EXERCISE BRIEF - Return the records from the first line through the line containing "(labSA) at (300,62)", and leave out the pictures.
** begin SOURCE DATA **
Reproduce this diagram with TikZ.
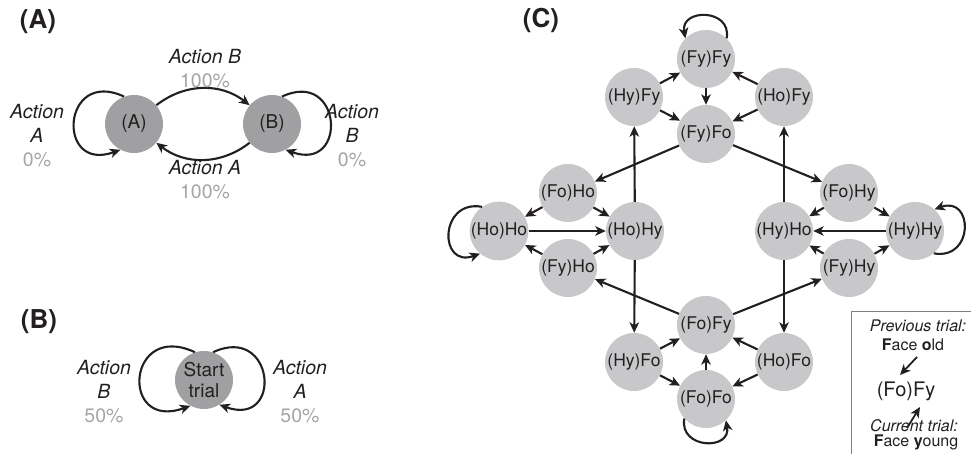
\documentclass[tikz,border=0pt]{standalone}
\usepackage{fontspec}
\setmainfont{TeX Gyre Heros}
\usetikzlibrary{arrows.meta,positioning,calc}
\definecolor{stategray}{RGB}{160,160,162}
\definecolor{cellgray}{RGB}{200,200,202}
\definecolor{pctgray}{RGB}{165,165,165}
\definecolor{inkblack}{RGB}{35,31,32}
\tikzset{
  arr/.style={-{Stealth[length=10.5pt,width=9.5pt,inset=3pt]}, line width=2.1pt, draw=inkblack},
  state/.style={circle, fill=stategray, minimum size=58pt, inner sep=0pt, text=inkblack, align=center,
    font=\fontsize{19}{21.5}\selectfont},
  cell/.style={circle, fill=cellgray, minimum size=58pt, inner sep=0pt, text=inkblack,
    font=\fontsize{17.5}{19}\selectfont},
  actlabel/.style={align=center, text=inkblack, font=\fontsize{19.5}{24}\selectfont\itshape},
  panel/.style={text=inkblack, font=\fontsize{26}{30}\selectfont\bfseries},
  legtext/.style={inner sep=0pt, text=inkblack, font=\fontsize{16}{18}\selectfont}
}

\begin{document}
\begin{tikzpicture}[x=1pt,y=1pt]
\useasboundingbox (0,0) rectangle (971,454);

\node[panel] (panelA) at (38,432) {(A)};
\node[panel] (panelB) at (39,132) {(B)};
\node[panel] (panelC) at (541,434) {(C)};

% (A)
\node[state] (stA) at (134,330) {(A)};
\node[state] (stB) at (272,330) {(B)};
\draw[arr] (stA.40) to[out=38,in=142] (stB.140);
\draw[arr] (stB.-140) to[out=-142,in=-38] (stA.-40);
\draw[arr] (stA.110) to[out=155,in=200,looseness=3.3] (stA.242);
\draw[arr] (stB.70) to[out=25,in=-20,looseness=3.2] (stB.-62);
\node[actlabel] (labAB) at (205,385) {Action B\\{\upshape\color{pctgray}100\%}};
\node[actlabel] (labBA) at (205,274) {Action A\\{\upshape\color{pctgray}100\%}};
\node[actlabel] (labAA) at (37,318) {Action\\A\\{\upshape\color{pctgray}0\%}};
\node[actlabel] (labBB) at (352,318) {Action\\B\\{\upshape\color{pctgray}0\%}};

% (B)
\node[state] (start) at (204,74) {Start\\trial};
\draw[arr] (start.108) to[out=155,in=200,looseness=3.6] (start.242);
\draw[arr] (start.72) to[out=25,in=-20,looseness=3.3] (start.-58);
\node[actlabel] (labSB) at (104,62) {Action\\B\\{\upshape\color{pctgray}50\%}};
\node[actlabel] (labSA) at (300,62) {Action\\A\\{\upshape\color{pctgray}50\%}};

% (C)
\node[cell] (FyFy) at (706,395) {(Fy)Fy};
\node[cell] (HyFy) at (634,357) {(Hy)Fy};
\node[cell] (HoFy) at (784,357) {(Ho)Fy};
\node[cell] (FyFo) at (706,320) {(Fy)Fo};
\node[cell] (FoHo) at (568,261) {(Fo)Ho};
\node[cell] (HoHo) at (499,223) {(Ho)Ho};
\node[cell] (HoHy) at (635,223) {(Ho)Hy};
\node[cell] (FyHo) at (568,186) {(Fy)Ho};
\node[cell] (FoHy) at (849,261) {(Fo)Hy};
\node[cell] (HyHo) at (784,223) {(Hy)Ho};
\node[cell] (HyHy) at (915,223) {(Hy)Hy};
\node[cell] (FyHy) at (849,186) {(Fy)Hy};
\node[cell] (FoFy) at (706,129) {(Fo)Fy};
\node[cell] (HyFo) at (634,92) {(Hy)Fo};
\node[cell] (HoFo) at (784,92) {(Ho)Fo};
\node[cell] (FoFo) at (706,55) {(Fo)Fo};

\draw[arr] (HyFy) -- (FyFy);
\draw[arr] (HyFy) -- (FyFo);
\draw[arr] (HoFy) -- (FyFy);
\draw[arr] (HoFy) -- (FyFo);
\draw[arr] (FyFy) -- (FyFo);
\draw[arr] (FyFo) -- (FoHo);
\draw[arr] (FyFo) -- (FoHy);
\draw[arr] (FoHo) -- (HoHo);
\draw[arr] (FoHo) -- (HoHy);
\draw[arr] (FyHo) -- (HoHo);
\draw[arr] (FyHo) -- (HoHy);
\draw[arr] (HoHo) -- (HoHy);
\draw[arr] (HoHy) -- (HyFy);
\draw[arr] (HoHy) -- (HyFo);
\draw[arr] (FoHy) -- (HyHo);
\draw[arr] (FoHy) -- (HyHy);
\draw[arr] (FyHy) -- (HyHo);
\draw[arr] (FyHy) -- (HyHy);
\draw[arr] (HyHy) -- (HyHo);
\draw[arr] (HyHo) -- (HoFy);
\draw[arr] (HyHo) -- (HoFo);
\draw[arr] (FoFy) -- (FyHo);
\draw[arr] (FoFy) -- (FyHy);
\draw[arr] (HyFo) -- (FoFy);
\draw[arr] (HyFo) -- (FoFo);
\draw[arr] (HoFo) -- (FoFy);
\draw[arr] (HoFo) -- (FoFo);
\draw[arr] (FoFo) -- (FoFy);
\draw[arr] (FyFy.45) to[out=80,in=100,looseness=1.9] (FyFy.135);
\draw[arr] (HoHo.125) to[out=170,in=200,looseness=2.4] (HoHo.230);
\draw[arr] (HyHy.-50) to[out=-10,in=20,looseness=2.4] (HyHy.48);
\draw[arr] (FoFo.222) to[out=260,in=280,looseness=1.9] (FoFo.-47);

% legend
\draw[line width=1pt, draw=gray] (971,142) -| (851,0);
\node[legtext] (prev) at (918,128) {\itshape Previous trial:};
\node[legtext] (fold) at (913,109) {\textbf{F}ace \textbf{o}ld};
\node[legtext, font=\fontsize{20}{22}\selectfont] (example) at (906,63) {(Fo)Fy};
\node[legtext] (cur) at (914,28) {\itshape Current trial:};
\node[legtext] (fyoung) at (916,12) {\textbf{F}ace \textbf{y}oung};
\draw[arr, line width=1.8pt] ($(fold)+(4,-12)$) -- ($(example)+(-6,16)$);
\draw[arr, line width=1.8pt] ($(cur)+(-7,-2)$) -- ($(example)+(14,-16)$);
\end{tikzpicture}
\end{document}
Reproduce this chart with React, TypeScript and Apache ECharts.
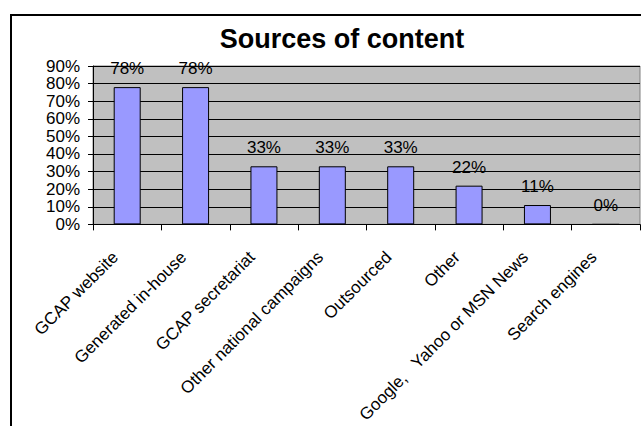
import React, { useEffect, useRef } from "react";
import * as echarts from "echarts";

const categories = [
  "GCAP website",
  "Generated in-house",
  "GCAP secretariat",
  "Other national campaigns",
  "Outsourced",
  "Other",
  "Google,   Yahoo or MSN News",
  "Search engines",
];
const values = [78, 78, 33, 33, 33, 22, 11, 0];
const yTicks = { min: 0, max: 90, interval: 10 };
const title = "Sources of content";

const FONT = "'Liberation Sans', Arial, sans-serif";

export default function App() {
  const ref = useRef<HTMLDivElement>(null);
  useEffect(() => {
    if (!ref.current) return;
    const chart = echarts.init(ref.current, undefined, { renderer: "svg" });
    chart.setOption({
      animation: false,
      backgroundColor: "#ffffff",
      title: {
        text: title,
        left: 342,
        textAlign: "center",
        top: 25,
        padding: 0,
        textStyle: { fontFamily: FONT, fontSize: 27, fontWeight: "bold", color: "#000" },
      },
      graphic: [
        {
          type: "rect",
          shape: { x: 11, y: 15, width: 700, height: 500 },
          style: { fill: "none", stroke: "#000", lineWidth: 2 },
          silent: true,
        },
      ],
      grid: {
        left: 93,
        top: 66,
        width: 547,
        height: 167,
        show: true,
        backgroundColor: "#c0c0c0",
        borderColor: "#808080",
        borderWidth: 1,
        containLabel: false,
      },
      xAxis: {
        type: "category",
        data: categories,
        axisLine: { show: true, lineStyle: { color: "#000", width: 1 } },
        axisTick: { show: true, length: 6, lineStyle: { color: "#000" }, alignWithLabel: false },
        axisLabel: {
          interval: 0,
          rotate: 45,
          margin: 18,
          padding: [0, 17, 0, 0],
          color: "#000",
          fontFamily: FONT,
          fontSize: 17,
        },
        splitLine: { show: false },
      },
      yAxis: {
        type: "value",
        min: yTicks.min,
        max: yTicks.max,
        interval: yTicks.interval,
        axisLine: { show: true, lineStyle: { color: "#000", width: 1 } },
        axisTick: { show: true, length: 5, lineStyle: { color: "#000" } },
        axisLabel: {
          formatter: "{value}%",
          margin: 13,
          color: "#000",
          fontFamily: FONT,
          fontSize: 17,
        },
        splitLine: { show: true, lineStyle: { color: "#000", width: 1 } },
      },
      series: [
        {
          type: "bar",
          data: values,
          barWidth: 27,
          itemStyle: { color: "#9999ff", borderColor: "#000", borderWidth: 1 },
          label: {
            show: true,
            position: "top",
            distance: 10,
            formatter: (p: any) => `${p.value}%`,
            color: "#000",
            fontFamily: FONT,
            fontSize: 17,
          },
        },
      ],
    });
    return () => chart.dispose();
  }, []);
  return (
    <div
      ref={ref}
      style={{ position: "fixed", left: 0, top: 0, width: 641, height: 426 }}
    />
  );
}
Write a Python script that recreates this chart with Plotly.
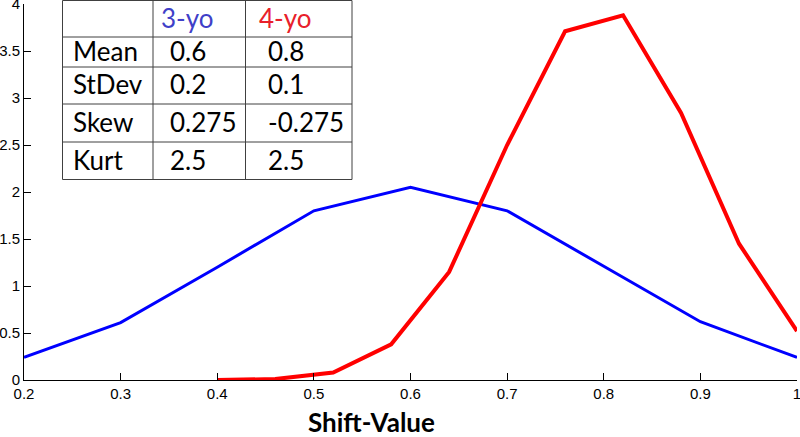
** end SOURCE DATA **
THE REPLY -
Reproduce this diagram with TikZ.
\documentclass[tikz,border=0pt]{standalone}
\usepackage{fontspec}
\setmainfont{TeX Gyre Heros}
\usetikzlibrary{arrows.meta,positioning,calc}
\definecolor{stategray}{RGB}{160,160,162}
\definecolor{cellgray}{RGB}{200,200,202}
\definecolor{pctgray}{RGB}{165,165,165}
\definecolor{inkblack}{RGB}{35,31,32}
\tikzset{
  arr/.style={-{Stealth[length=10.5pt,width=9.5pt,inset=3pt]}, line width=2.1pt, draw=inkblack},
  state/.style={circle, fill=stategray, minimum size=58pt, inner sep=0pt, text=inkblack, align=center,
    font=\fontsize{19}{21.5}\selectfont},
  cell/.style={circle, fill=cellgray, minimum size=58pt, inner sep=0pt, text=inkblack,
    font=\fontsize{17.5}{19}\selectfont},
  actlabel/.style={align=center, text=inkblack, font=\fontsize{19.5}{24}\selectfont\itshape},
  panel/.style={text=inkblack, font=\fontsize{26}{30}\selectfont\bfseries},
  legtext/.style={inner sep=0pt, text=inkblack, font=\fontsize{16}{18}\selectfont}
}

\begin{document}
\begin{tikzpicture}[x=1pt,y=1pt]
\useasboundingbox (0,0) rectangle (971,454);

\node[panel] (panelA) at (38,432) {(A)};
\node[panel] (panelB) at (39,132) {(B)};
\node[panel] (panelC) at (541,434) {(C)};

% (A)
\node[state] (stA) at (134,330) {(A)};
\node[state] (stB) at (272,330) {(B)};
\draw[arr] (stA.40) to[out=38,in=142] (stB.140);
\draw[arr] (stB.-140) to[out=-142,in=-38] (stA.-40);
\draw[arr] (stA.110) to[out=155,in=200,looseness=3.3] (stA.242);
\draw[arr] (stB.70) to[out=25,in=-20,looseness=3.2] (stB.-62);
\node[actlabel] (labAB) at (205,385) {Action B\\{\upshape\color{pctgray}100\%}};
\node[actlabel] (labBA) at (205,274) {Action A\\{\upshape\color{pctgray}100\%}};
\node[actlabel] (labAA) at (37,318) {Action\\A\\{\upshape\color{pctgray}0\%}};
\node[actlabel] (labBB) at (352,318) {Action\\B\\{\upshape\color{pctgray}0\%}};

% (B)
\node[state] (start) at (204,74) {Start\\trial};
\draw[arr] (start.108) to[out=155,in=200,looseness=3.6] (start.242);
\draw[arr] (start.72) to[out=25,in=-20,looseness=3.3] (start.-58);
\node[actlabel] (labSB) at (104,62) {Action\\B\\{\upshape\color{pctgray}50\%}};
\node[actlabel] (labSA) at (300,62) {Action\\A\\{\upshape\color{pctgray}50\%}};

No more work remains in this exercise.